For a similar reason, the Federal Tribunal rejected the petitioners' challenge that the arbitral tribunal violated the principle of good faith. In fact, the arbitral tribunal had considered that principle but had drawn different conclusions from those advanced by petitioners. Again, Article 190(2) PILA could not serve as a basis to challenge the factual and legal conclusions of the arbitral tribunal.

Comment

In this decision, the Federal Tribunal confirmed its practice regarding the reliance on unexpected (or "surprising") legal considerations that could amount to a violation of the right to be heard. However, it took the opportunity to state that because of the special features of arbitrations, when reviewing petitions to set aside international arbitral awards, the Federal Tribunal would not find a "surprise effect" easily. The Federal Tribunal further addressed but left open the question of whether the principle that continuing legal relationships can be terminated prematurely for important reasons can be considered as part of substantive public policy.

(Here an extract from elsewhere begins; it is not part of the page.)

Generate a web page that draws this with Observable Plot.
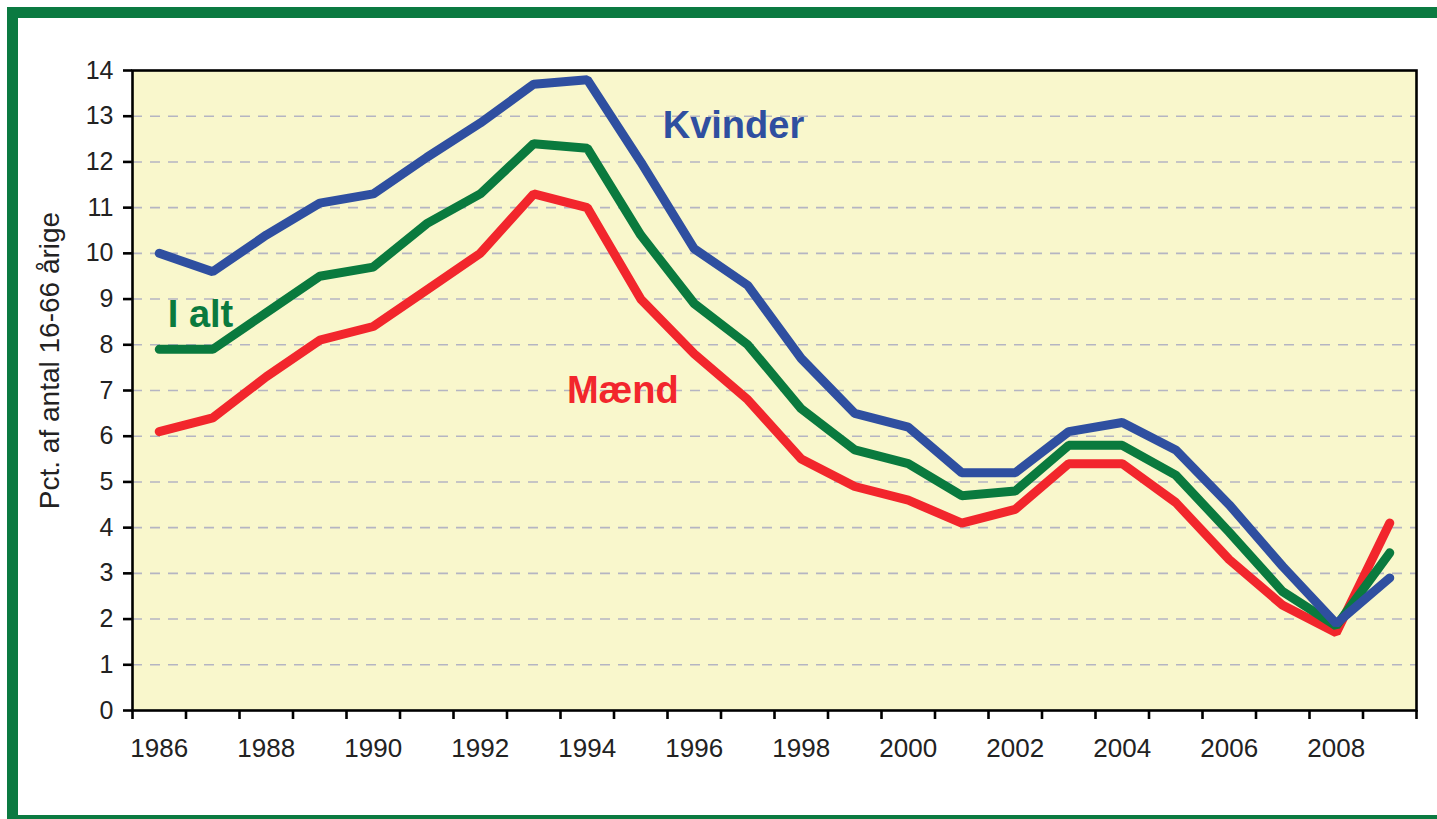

In one earlier (unpublished) decision the Federal Tribunal had stated that the right to terminate a continuing or long term relationship in a situation where its continuation constituted an excessive onus on one party was an expression of the principles of acting in bona fides and the prohibition of abuse of rights and that therefore it was part of the substantive ordre public (AP.172/1999, decision of 17 February 2000).